Pour Yannick Trigance, les annonces du Ministre ne répondent pas aux besoins de l’école. Pire, elles vont à contre sens des préconisations scientifiques et de l’OCDE. « Une école élitiste qui écarte les plus faibles, aux antipodes d’une école humaniste qui ne laisse personne au bord du chemin : Monsieur le Ministre, votre école n’est pas la nôtre » écrit le conseiller régional dans cette tribune.
A grand renfort de communication comme il en a pris l’habitude et le même jour que la publication de l’édition 2022 des résultats du Programme international pour le suivi des acquis des élèves – PISA –, le Ministre de l’éducation Gabriel ATTAL a délivré ce mardi 5 décembre toute une série de mesures tirées de son « choc des savoirs ».
On notera avec un certain intérêt que les conclusions tirées de cette mission « du choc des savoirs » – menée au pas de charge en huit semaines – fait étrangement écho aux résultats de ce PISA 2022. L’instrumentalisation des résultats au service d’une politique de plus en plus conservatrice et passéiste consiste pour une grande part à naviguer dans le sens de l’opinion publique sur au moins deux sujets : le redoublement et les « groupes de niveau ».
Supprimé en 2014, rétabli partiellement en 2018, le Ministre a gaillardement présenté le redoublement comme le remède à la « baisse du niveau », bien décidé à revoir cette question « tabou » dont il sait pertinemment qu’elle recueille l’assentiment de nos concitoyens.
Peu lui importe que ce redoublement frappe d’abord et avant tout les élèves des milieux défavorisés – 57% des élèves de seconde professionnelle redoublent contre 20% des élèves de seconde générale et technologique -, les enfants des familles monoparentales – 37% de risques de plus de redoubler une classe avec un seul parent – ou ceux issus de familles ouvrières.
La démotivation, le sentiment d’infériorité, la perte de confiance et d’estime de soi ressentis par les élèves lors d’un redoublement ne pèsent rien face à une stratégie politique qui fleure bon la nostalgie d’une école qui dès le plus jeune âge triait sans vergogne les élèves.
Et plutôt que de mettre en place des politiques pédagogiques de re-motivation et de différenciation pour une prise en compte personnalisée des difficultés des élèves – enseignants spécialisés, tutorat, baisse des effectifs, éducation à l’orientation, formation des enseignants, maîtres surnuméraires …- , le ministre persiste à dilapider les 2 milliards annuels que coûte le redoublement, invoquant la nécessité de « relever le niveau » des élèves alors même que les experts de l’OCDE soulignent que la baisse du redoublement n’a pas aggravé les inégalités.
A ce retour en grâce du redoublement, le ministre ajoute celui des « groupes de niveau » qui à l’évidence sonne le glas du collège unique, vieille revendication de toute une frange réactionnaire.

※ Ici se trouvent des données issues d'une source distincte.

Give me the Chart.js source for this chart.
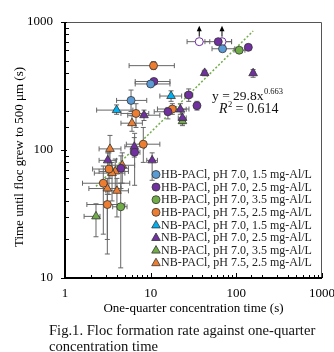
<!DOCTYPE html>
<html>
<head>
<meta charset="utf-8">
<script src="https://cdn.jsdelivr.net/npm/chart.js@4.4.0/dist/chart.umd.min.js"></script>
<style>
  body { margin: 0; background: #fff; }
  #wrap { position: relative; width: 334px; height: 352px; }
  #chart { display: block; }
  #caption {
    position: absolute; left: 49px; top: 322px;
    font: 14.6px "Liberation Serif", "Times New Roman", serif;
    line-height: 16px; color: #111; white-space: nowrap;
  }
</style>
</head>
<body>
<div id="wrap">
  <canvas id="chart" width="334" height="352"></canvas>
  <div id="caption">Fig.1. Floc formation rate against one-quarter<br>concentration time</div>
</div>
<script>
// each point: [x, y, xLow, xHigh, yLow, yHigh]
const hbPh70Al15 = [
  [69, 618, 52, 96, 600, 640],
  [10, 328, 6.6, 16.8, 315, 345],
  [5.9, 244, 4.0, 9.0, 200, 294],
];
const hbPh70Al25 = [
  [61.5, 702, 43, 88, 690, 715],
  [138, 634, 130, 145, 620, 650],
  [10.9, 343, 6.6, 16.8, 330, 355],
  [27.8, 269, 25, 31, 240, 300],
  [34.7, 222, 33, 36.5, 205, 240],
  [15.9, 199, 11, 23, 175, 215],
  [6.5, 96, 5.8, 7.5, 53, 135],
  [4.5, 72, 3.5, 5.5, 50, 90],
];
// lower-bound points (open circles with arrow)
const hbPh70Al25Min = [
  [36.9, 702, 26.6, 49, 702, 702],
  [68, 702, 62, 88, 702, 702],
];
const hbPh70Al35 = [
  [108, 602, 94, 126, 590, 615],
  [4.47, 36, 3.6, 5.3, 12, 55],
];
const hbPh75Al25 = [
  [10.8, 456, 5.6, 18.9, 425, 490],
  [17.9, 209, 12, 28, 190, 230],
  [6.74, 193, 4.5, 9.5, 150, 230],
  [8.2, 111, 5.2, 12.8, 80, 150],
  [3.26, 71, 2.1, 4.8, 45, 95],
  [2.8, 55, 1.6, 5.7, 22, 75],
  [3.12, 37.5, 1.8, 5.0, 15.4, 45],
];
const nbPh70Al15 = [
  [17.3, 264, 12.8, 23, 240, 290],
  [4.0, 205, 2.34, 6.2, 190, 225],
];
const nbPh70Al25 = [
  [42.7, 400, 40, 45, 380, 420],
  [157, 398, 150, 165, 370, 425],
  [22.2, 208, 19, 26, 190, 230],
  [8.36, 187, 5.4, 12.8, 170, 205],
  [23.5, 178, 21, 26, 160, 195],
  [6.44, 106, 5.0, 8.5, 88, 125],
  [10.4, 83, 9, 12, 58, 95],
  [3.15, 83, 2.5, 4.0, 70, 95],
];
const nbPh70Al35 = [
  [23.5, 168, 22, 25, 155, 180],
  [2.3, 30.3, 1.67, 2.56, 21, 38],
];
const nbPh75Al25 = [
  [6.05, 162, 4.5, 8, 140, 185],
  [3.35, 102, 2.5, 4.5, 60, 130],
  [4.66, 76, 3.5, 6.5, 55, 95],
  [3.86, 68, 2.5, 5.5, 50, 85],
  [3.54, 66, 2.2, 5, 40, 80],
  [3.12, 50, 1.9, 4.5, 20, 60],
  [4.04, 48, 3.0, 5.5, 30, 60],
];
// fitted line y = 29.8x^0.663, end points
const trendLine = [[2.3, 52], [157, 850]];

const seriesLabels = [
  "HB-PACl, pH 7.0, 1.5 mg-Al/L",
  "HB-PACl, pH 7.0, 2.5 mg-Al/L",
  "HB-PACl, pH 7.0, 3.5 mg-Al/L",
  "HB-PACl, pH 7.5, 2.5 mg-Al/L",
  "NB-PACl, pH 7.0, 1.5 mg-Al/L",
  "NB-PACl, pH 7.0, 2.5 mg-Al/L",
  "NB-PACl, pH 7.0, 3.5 mg-Al/L",
  "NB-PACl, pH 7.5, 2.5 mg-Al/L",
];
const seriesData = [hbPh70Al15, hbPh70Al25, hbPh70Al35, hbPh75Al25,
  nbPh70Al15, nbPh70Al25, nbPh70Al35, nbPh75Al25];
const seriesColors = ["#5B9BD5", "#7030A0", "#70AD47", "#ED7D31",
  "#00B0F0", "#7030A0", "#70AD47", "#ED7D31"];

const serif = '"Liberation Serif", "Times New Roman", serif';
Chart.defaults.font.family = serif;
Chart.defaults.color = "#000";

const toPoints = (arr) => arr.map((p) => ({ x: p[0], y: p[1] }));

let datasets = seriesData.map((arr, i) => ({
  label: seriesLabels[i],
  data: toPoints(arr),
  err: arr,
  legend: true,
  pointStyle: i < 4 ? "circle" : "triangle",
  pointRadius: i < 4 ? 4 : 5,
  backgroundColor: seriesColors[i],
  borderColor: "#333",
  borderWidth: 0.8,
}));

datasets.push({
  label: "lower bound",
  data: toPoints(hbPh70Al25Min),
  err: hbPh70Al25Min,
  arrow: true,
  pointStyle: "circle",
  pointRadius: 4,
  backgroundColor: "#fff",
  borderColor: "#7030A0",
  borderWidth: 1,
});

datasets.push({
  type: "line",
  label: "fit",
  data: toPoints(trendLine),
  borderColor: "#70AD47",
  borderWidth: 1.5,
  borderDash: [2, 2],
  pointRadius: 0,
  fill: false,
});

const isDecade = (v) => Math.abs(Math.log10(v) - Math.round(Math.log10(v))) < 1e-9;

const errorBars = {
  id: "errorBars",
  beforeDatasetsDraw(chart) {
    const ctx = chart.ctx;
    const xs = chart.scales.x, ys = chart.scales.y;
    ctx.save();
    ctx.strokeStyle = "#666";
    ctx.lineWidth = 1;
    chart.data.datasets.forEach((ds) => {
      if (!ds.err) return;
      ds.err.forEach((p) => {
        let px = xs.getPixelForValue(p[0]);
        let py = ys.getPixelForValue(p[1]);
        let x1 = xs.getPixelForValue(p[2]), x2 = xs.getPixelForValue(p[3]);
        let y1 = ys.getPixelForValue(p[4]), y2 = ys.getPixelForValue(p[5]);
        ctx.beginPath();
        ctx.moveTo(x1, py); ctx.lineTo(x2, py);
        ctx.moveTo(x1, py - 2.5); ctx.lineTo(x1, py + 2.5);
        ctx.moveTo(x2, py - 2.5); ctx.lineTo(x2, py + 2.5);
        if (p[4] != p[5]) {
          ctx.moveTo(px, y1); ctx.lineTo(px, y2);
          ctx.moveTo(px - 2.5, y1); ctx.lineTo(px + 2.5, y1);
          ctx.moveTo(px - 2.5, y2); ctx.lineTo(px + 2.5, y2);
        }
        ctx.stroke();
      });
    });
    ctx.restore();
  },
};

const decorations = {
  id: "decorations",
  afterDraw(chart) {
    const ctx = chart.ctx;
    const a = chart.chartArea;
    const xs = chart.scales.x, ys = chart.scales.y;
    ctx.save();

    // frame
    ctx.strokeStyle = "#555";
    ctx.lineWidth = 1;
    ctx.beginPath();
    ctx.moveTo(a.left, a.top + 0.5); ctx.lineTo(a.right - 0.5, a.top + 0.5);
    ctx.lineTo(a.right - 0.5, a.bottom);
    ctx.stroke();
    ctx.strokeStyle = "#000";
    ctx.lineWidth = 2;
    ctx.beginPath();
    ctx.moveTo(a.left, a.top); ctx.lineTo(a.left, a.bottom);
    ctx.lineTo(a.right, a.bottom);
    ctx.stroke();

    // ticks
    ctx.lineWidth = 1;
    ctx.beginPath();
    xs.ticks.forEach((t) => {
      let px = Math.round(xs.getPixelForValue(t.value)) + 0.5;
      let len = isDecade(t.value) ? 5 : 3;
      ctx.moveTo(px, a.bottom); ctx.lineTo(px, a.bottom - len);
    });
    ys.ticks.forEach((t) => {
      let py = Math.round(ys.getPixelForValue(t.value)) + 0.5;
      if (isDecade(t.value)) {
        ctx.moveTo(a.left - 4, py); ctx.lineTo(a.left + 2, py);
      } else {
        ctx.moveTo(a.left, py); ctx.lineTo(a.left + 4, py);
      }
    });
    ctx.stroke();

    // y axis title (sits a bit below the plot centre in the original)
    ctx.save();
    ctx.translate(20, 157);
    ctx.rotate(-Math.PI / 2);
    ctx.font = "13px " + serif;
    ctx.fillStyle = "#000";
    ctx.textAlign = "center";
    ctx.textBaseline = "middle";
    ctx.fillText("Time until floc grew to 500 μm (s)", 0, 0);
    ctx.restore();

    // arrows on lower-bound points
    chart.data.datasets.forEach((ds, i) => {
      if (!ds.arrow) return;
      chart.getDatasetMeta(i).data.forEach((pt) => {
        ctx.strokeStyle = "#000";
        ctx.fillStyle = "#000";
        ctx.beginPath();
        ctx.moveTo(pt.x, pt.y - 5); ctx.lineTo(pt.x, pt.y - 11);
        ctx.stroke();
        ctx.beginPath();
        ctx.moveTo(pt.x, pt.y - 16);
        ctx.lineTo(pt.x - 2.5, pt.y - 10.5);
        ctx.lineTo(pt.x + 2.5, pt.y - 10.5);
        ctx.closePath();
        ctx.fill();
      });
    });

    // legend
    ctx.font = "12px " + serif;
    ctx.textBaseline = "middle";
    let row = 0;
    chart.data.datasets.forEach((ds) => {
      if (!ds.legend) return;
      let cy = 174.5 + row * 12.6;
      let cx = 156;
      ctx.fillStyle = ds.backgroundColor;
      ctx.strokeStyle = "#333";
      ctx.lineWidth = 0.8;
      ctx.beginPath();
      if (ds.pointStyle == "circle") {
        ctx.arc(cx, cy, 4, 0, Math.PI * 2);
      } else {
        ctx.moveTo(cx, cy - 4.5);
        ctx.lineTo(cx - 4.3, cy + 3);
        ctx.lineTo(cx + 4.3, cy + 3);
        ctx.closePath();
      }
      ctx.fill();
      ctx.stroke();
      ctx.fillStyle = "#222";
      ctx.textAlign = "left";
      ctx.fillText(ds.label, cx + 5, cy + 0.5);
      row++;
    });

    // fit equation
    ctx.textBaseline = "alphabetic";
    ctx.fillStyle = "#111";
    ctx.font = "13.5px " + serif;
    let eq = "y = 29.8x";
    ctx.fillText(eq, 212, 100);
    let w = ctx.measureText(eq).width;
    ctx.font = "8.5px " + serif;
    ctx.fillText("0.663", 212 + w + 0.5, 94);

    ctx.font = "italic 14px " + serif;
    ctx.fillText("R", 219, 113);
    let rw = ctx.measureText("R").width;
    ctx.font = "8.5px " + serif;
    ctx.fillText("2", 219 + rw + 0.5, 107);
    ctx.font = "14px " + serif;
    ctx.fillText(" = 0.614", 219 + rw + 4.5, 113);

    ctx.restore();
  },
};

const chart = new Chart(document.getElementById("chart"), {
  type: "scatter",
  data: { datasets: datasets },
  options: {
    responsive: false,
    animation: false,
    layout: { padding: { left: 0, top: 22, right: 12, bottom: 34 } },
    plugins: { legend: { display: false }, tooltip: { enabled: false } },
    scales: {
      x: {
        type: "logarithmic",
        min: 1,
        max: 1000,
        grid: { display: false, drawTicks: false },
        border: { display: false },
        ticks: {
          autoSkip: false,
          maxRotation: 0,
          padding: 8,
          font: { size: 13 },
          callback: (v) => (isDecade(v) ? String(v) : ""),
        },
        title: {
          display: true,
          text: "One-quarter concentration time (s)",
          font: { size: 13 },
          padding: { top: 2, bottom: 2 },
        },
        afterFit: (s) => {
          s.height = 40;
          s.paddingLeft = 0;
          s.paddingRight = 0;
        },
      },
      y: {
        type: "logarithmic",
        min: 10,
        max: 1000,
        grid: { display: false, drawTicks: false },
        border: { display: false },
        ticks: {
          autoSkip: false,
          padding: 12,
          font: { size: 13 },
          callback: (v) => (isDecade(v) ? String(v) : ""),
        },
        title: { display: false },
        afterFit: (s) => {
          s.width = 65;
          s.paddingTop = 0;
          s.paddingBottom = 0;
        },
      },
    },
  },
  plugins: [errorBars, decorations],
});
</script>
</body>
</html>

En déclarant : « quand vous avez des élèves qui ont un niveau tellement diffèrent dans une même classe vous finissez par tirer tout le monde vers le bas », Gabriel ATTAL se heurte aux très nombreuses études qui infirment cette assertion et qui montrent que la gestion de l’hétérogénéité par des logiques de séparation selon le niveau non seulement ne fonctionne pas mais à l’inverse génère un creusement des inégalités, une perte de motivation, une stigmatisation des élèves les plus faibles – facteur de décrochage- et du côté des enseignants un abaissement du niveau d’exigence inhérent à une concentration maximale de la difficulté scolaire dans une même classe.
La répartition des élèves en groupe de « besoins », dispositif temporaire de renforcement de compétences particulières, présenterait l’immense avantage de maintenir une hétérogénéité indispensable à l’apprentissage du vivre-ensemble tout en traitant la difficulté de manière adaptée et personnalisée.
Mais là encore, l’affichage politique d’un pseudo retour à « l’exigence » – aurait-elle disparue ? – l’emporte sur la prise en compte réfléchie et raisonnée du traitement de la difficulté scolaire.
Sans un mot pour la mixité sociale, pour la formation des enseignants, la pénurie des candidats aux concours de recrutement, la suppression de 2500 postes prévus au budget 2024 – plus de 6000 suppressions depuis 2017 – ou encore le lien entre le statut socio-économique et la réussite scolaire – les élèves issus de milieux favorisés obtiennent des résultats en mathématiques supérieurs de 113 points à leurs camarades de milieux plus modestes, soit un écart parmi les plus importants des pays de l’OCDE –, le ministre Gabriel ATTAL déplore sans état d’âme un modèle d’école fondé sur la compétition, le séparatisme et l’entre soi au détriment d’une école de l’altérité, de la coopération et de l’émancipation.
Une école élitiste qui écarte les plus faibles, aux antipodes d’une école humaniste qui ne laisse personne au bord du chemin : Monsieur le Ministre, votre école n’est pas la nôtre.